I wrote 4 letters to my daughter the first 6 years of her life and kept them locked away. My intention was to give her a letter for the milestone birthdays up to adulthood – 13, 16, 18, 21. It was my way of sharing with her older self what her younger self and I encountered of each other. I thought about that the other day because I couldn’t find the letter I’d been saving for her 21st (July 2018). And then I asked myself why I stopped writing them when she turned 6. It was because by that time, her memory and understanding were more mature and we could talk about stuff in the moment. Well, mostly. Obviously more as she got older.
I’ve always been a somewhat complex person. Actually, in my own way, I’m high-maintenance but in a different way. I can look back and see how I’ve evolved (and why) over the years and for the most part, I like where I’ve ended up. I’m talking spiritually. It is the foundational piece that helps sort out the rest of my moving parts – intellectual, emotional, psychological and physical (though I need to work more on that one).
One of the church mothers used to say about my relationship with my daughter, “She’s done well to survive you.” She would always laugh afterward but I know it was her way of sharing her wisdom. And I’ve heard it enough times to know to be cognizant of it. I imagine what it might be like to be the only person in the world who has a natural “power-under” relationship with me – and I show, as often as possible, reverence for our future role reversal.
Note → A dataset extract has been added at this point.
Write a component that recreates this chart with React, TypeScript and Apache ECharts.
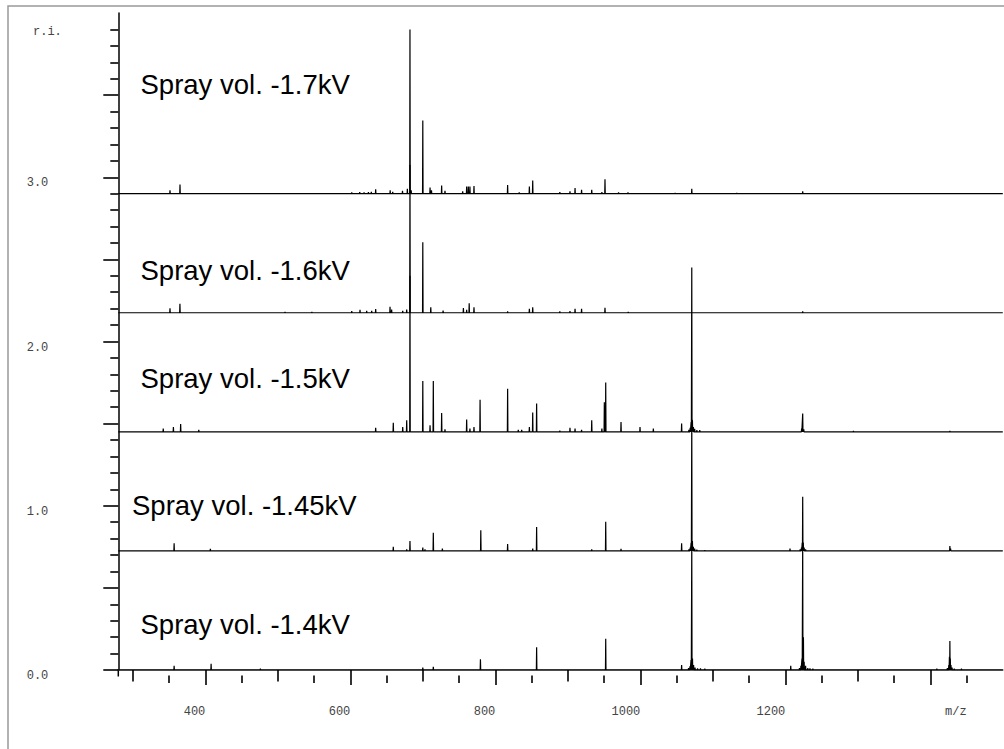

Lately, I’ve been considering those in my close circle. I do what I can to always be respectful, usually helpful, appropriately kind and openly loving. It might not look that way and to be honest, we’re people so my self-interests, deficiencies and diva-like moments are just part of who I am. I stand by my earnest prayer to be a blessing and not a harm regardless of one’s position relative to my circle. So as I am known to do this time of year, I am looking forward while looking back endeavoring to ensure that I do right by those I love and those who love me.